Brooklyn Nets owners Joe Tsai and Clara Wu Tsai have pledged $50 million to social justice and economic equality initiatives to support Black, Indigenous, and People of Color [BIPOC].
The eight-figure sum, which the Tsais’ charitable foundation will commit over the next 10 years, is part of a five-point action plan the couple, who also own the WNBA’s New York Liberty and the Barclays Center in Brooklyn, unveiled on Tuesday.
“Joe and I are proud to present our statement of core principles and action plan as a continuation of our efforts to address racial injustice and economic inequality in our society,” Wu Tsai said in a news release. The Tsai’s were not available for additional comment.
“We plan to focus first on our organizations and our community in Brooklyn,” she said. “We believe Barclays Center, the Nets, and the Liberty can be symbols of how we move forward together as a country. It is our hope to lead by example through supporting our athletes, employees, and our community in anti-racist and anti-discrimination work and providing the resources needed to accelerate change.”

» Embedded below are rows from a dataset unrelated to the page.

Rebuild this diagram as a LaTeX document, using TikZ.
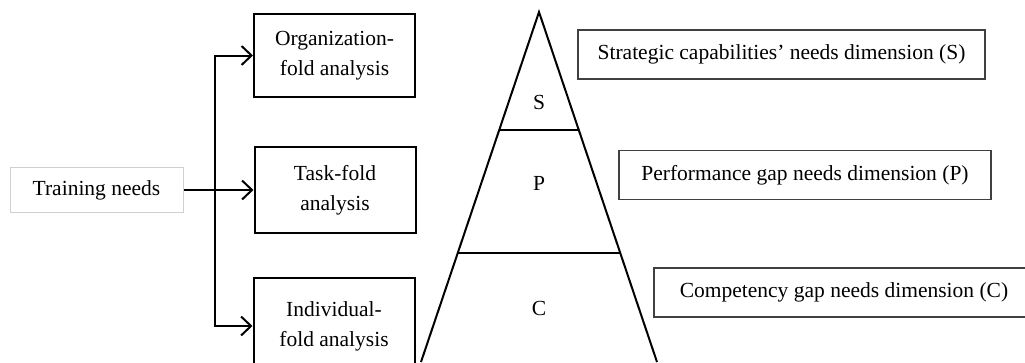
\documentclass[tikz,border=0pt]{standalone}
\usepackage{fontspec}
\setmainfont{Liberation Serif}
\usetikzlibrary{arrows.meta,calc}
\definecolor{needgray}{HTML}{D0D0D0}
\definecolor{dimgray}{HTML}{404040}

\begin{document}
\begin{tikzpicture}[x=1pt,y=-1pt,
  txt/.style={font=\fontsize{21.5}{30}\selectfont},
  foldbox/.style={txt,draw,line width=2pt,minimum width=161pt,align=center,inner sep=0pt},
  dimbox/.style={txt,draw=dimgray,line width=1.5pt,minimum height=49pt,inner sep=0pt},
  flow/.style={line width=2pt,-{Straight Barb[length=10pt,width=19pt,line width=2pt]}}]
  \useasboundingbox (0,0) rectangle (1025,362);
  \clip (0,0) rectangle (1025,362);
  % left: training needs and the three folds
  \node[txt,draw=needgray,line width=1pt,minimum width=173pt,minimum height=45pt,inner sep=0pt]
    (train) at (96.5,190) {Training needs};
  \node[foldbox,minimum height=83pt] (org) at (334.5,55.5) {Organization-\\fold analysis};
  \node[foldbox,minimum height=86pt] (task) at (335,190) {Task-fold\\analysis};
  \node[foldbox,minimum height=96pt] (indiv) at (334,326) {Individual-\\fold analysis};
  \coordinate (spine) at (215,190);
  \draw[flow] (train.east) -- (task.west);
  \draw[flow] (spine) |- (org.west);
  \draw[flow] (spine) |- (indiv.west);
  % pyramid
  \coordinate (apex) at (539,12);
  \coordinate (bl) at (421,362);
  \coordinate (br) at (657,362);
  \draw[line width=2pt] (bl) -- (apex) -- (br);
  \draw[line width=2pt] ($(apex)!0.337!(bl)$) -- ($(apex)!0.337!(br)$);
  \draw[line width=2pt] ($(apex)!0.689!(bl)$) -- ($(apex)!0.689!(br)$);
  \node[txt] (s) at (539,102) {S};
  \node[txt] (p) at (539,183) {P};
  \node[txt] (c) at (539,308) {C};
  % dimensions
  \node[dimbox,minimum width=407pt] (sdim) at (781.5,54.5) {Strategic capabilities’ needs dimension (S)};
  \node[dimbox,minimum width=372pt] (pdim) at (805,175) {Performance gap needs dimension (P)};
  \node[dimbox,minimum width=380pt] (cdim) at (844,292.5) {Competency gap needs dimension (C)};
\end{tikzpicture}
\end{document}
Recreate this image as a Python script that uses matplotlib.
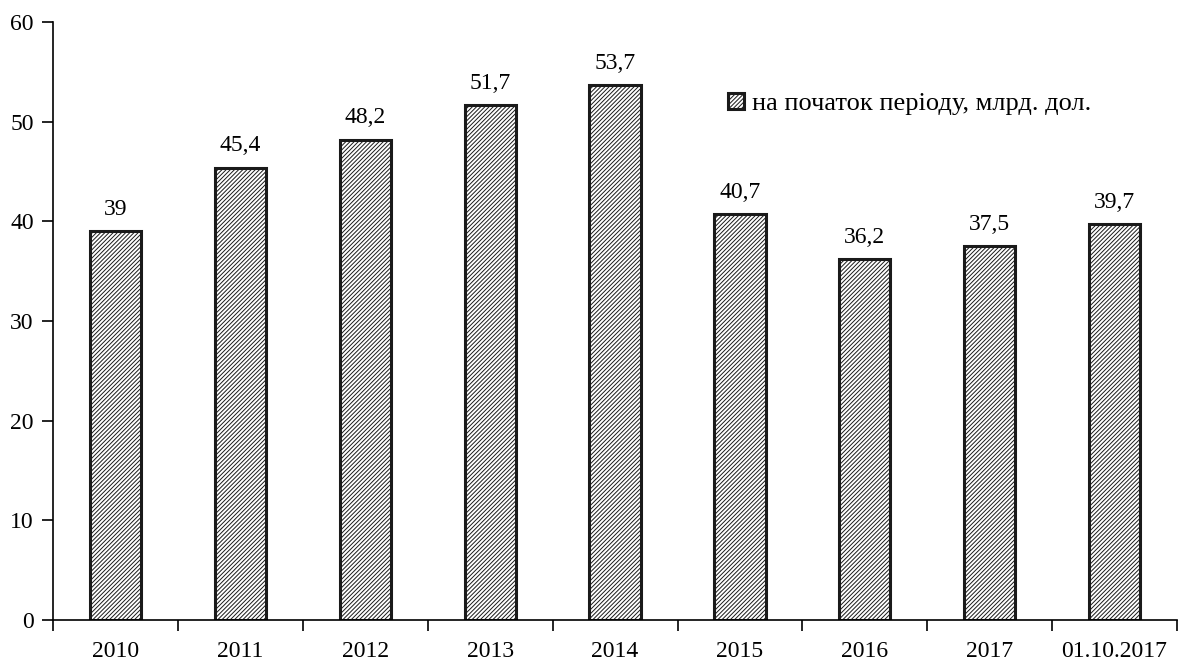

The action plan involves establishing a social justice fund; supporting athlete voices; creating a more inclusive work culture; leveraging league-wide influence; and continuing community engagement.
“Brooklyn has long been a place where people of many different origins can engage in dialogue and find common ground, and we have seen the best example of that at the plaza in front of Barclays Center,” said Tsai, 56, who co-founded e-commerce site Alibaba.
The pair will, in partnership with law enforcement, make the plaza at Barclays Center available for peaceful gatherings “and for all constituents to listen to each other,” the release said.
Giving to racial equity has increased monumentally since the death of George Floyd, a 46-year-old Black man who was killed in Minneapolis on May 25 after a white police officer, Derek Chauvin, knelt on his neck for nearly eight minutes during an arrest.
His death sparked nationwide and global protests against police violence toward Black people and systematic racial injustice.
In July, MacKenzie Scott became the second-largest funder for racial equity, behind the Ford Foundation, with a $586.7 million pledge. The 50-year-old novelist and philanthropist, who divorced Amazon founder Jeff Bezos in 2019, has an estimated net worth of $60 billion.